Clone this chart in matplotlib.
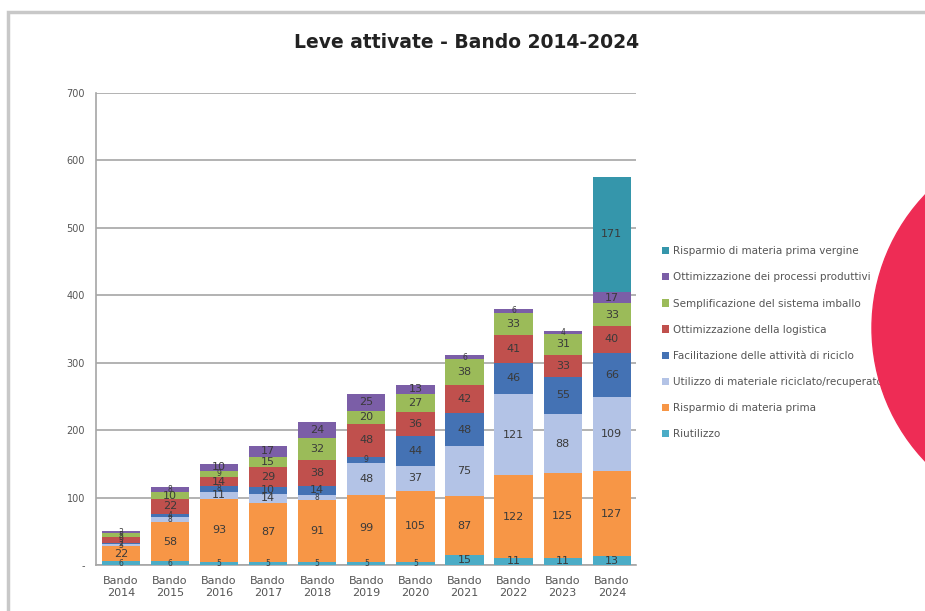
import matplotlib.pyplot as plt
import numpy as np
from matplotlib.patches import Circle, Rectangle

# data (bottom to top in each stack)
years = ['2014', '2015', '2016', '2017', '2018', '2019', '2020', '2021', '2022', '2023', '2024']
riutilizzo = [6, 6, 5, 5, 5, 5, 5, 15, 11, 11, 13]
risparmio = [22, 58, 93, 87, 91, 99, 105, 87, 122, 125, 127]
riciclato = [3, 8, 11, 14, 8, 48, 37, 75, 121, 88, 109]
facilitazione = [2, 4, 8, 10, 14, 9, 44, 48, 46, 55, 66]
logistica = [9, 22, 14, 29, 38, 48, 36, 42, 41, 33, 40]
imballo = [5, 10, 9, 15, 32, 20, 27, 38, 33, 31, 33]
processi = [3, 8, 10, 17, 24, 25, 13, 6, 6, 4, 17]
vergine = [0, 0, 0, 0, 0, 0, 0, 0, 0, 0, 171]

series = [
    ('Riutilizzo', riutilizzo, '#4BACC6'),
    ('Risparmio di materia prima', risparmio, '#F79646'),
    ('Utilizzo di materiale riciclato/recuperato', riciclato, '#B3C3E6'),
    ('Facilitazione delle attività di riciclo', facilitazione, '#4472B4'),
    ('Ottimizzazione della logistica', logistica, '#C0504D'),
    ('Semplificazione del sistema imballo', imballo, '#9BBB59'),
    ('Ottimizzazione dei processi produttivi', processi, '#7B5EA7'),
    ('Risparmio di materia prima vergine', vergine, '#3596AB'),
]

fig = plt.figure(figsize=(9.25, 6.11), dpi=100)
ax = fig.add_axes([0.104, 0.075, 0.584, 0.773])

x = np.arange(len(years))
bottom = np.zeros(len(years))
handles = []
for name, vals, col in series:
    vals = np.array(vals, dtype=float)
    bars = ax.bar(x, vals, 0.78, bottom=bottom, color=col, label=name, zorder=3)
    handles.append(bars)
    for xi, v, b in zip(x, vals, bottom):
        if v > 0:
            # small segments get a smaller label, as the labels are crammed there
            fs = 8 if v >= 10 else 5.5
            ax.text(xi, b + v / 2, str(int(v)), ha='center', va='center',
                    fontsize=fs, color='#3a3a3a', zorder=4)
    bottom += vals

ax.set_ylim(0, 700)
ax.set_xlim(-0.5, len(years) - 0.5)
ax.set_yticks(range(0, 701, 100))
ax.set_yticklabels(['-'] + [str(v) for v in range(100, 701, 100)], fontsize=7, color='#555555')
ax.set_xticks(x)
ax.set_xticklabels(['Bando\n' + y for y in years], fontsize=8, color='#555555')
ax.tick_params(length=0, pad=8)
ax.yaxis.grid(True, color='#a6a6a6', linewidth=1.2, zorder=0)
ax.set_axisbelow(True)
for s in ['top', 'right']:
    ax.spines[s].set_visible(False)
ax.spines['left'].set_color('#a6a6a6')
ax.spines['bottom'].set_color('#a6a6a6')
ax.spines['left'].set_linewidth(1.2)
ax.spines['bottom'].set_linewidth(1.2)

fig.text(0.504, 0.93, 'Leve attivate - Bando 2014-2024', ha='center', va='center',
         fontsize=13.5, fontweight='bold', color='#222222')

fig.legend(handles[::-1], [s[0] for s in series][::-1], loc='center left',
           bbox_to_anchor=(0.705, 0.439), frameon=False, fontsize=7.5,
           labelcolor='#555555', handlelength=0.7, handleheight=0.7,
           handletextpad=0.4, labelspacing=1.55)

# chart frame from the screenshot
fig.patches.append(Rectangle((0.009, -0.1), 1.2, 1.08, transform=fig.transFigure,
                             fill=False, edgecolor='#c8c8c8', linewidth=2.5, zorder=0))

# decorative pink circle on the right
fig.patches.append(Circle((1065, 611 - 328), 193, transform=None, color='#EE2C55', zorder=10))

fig.savefig('out.png', dpi=100)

* Stated exercise: Pull out and copy each line containing the string "chart".

* Correct answer:
Clone this chart in matplotlib.
# chart frame from the screenshot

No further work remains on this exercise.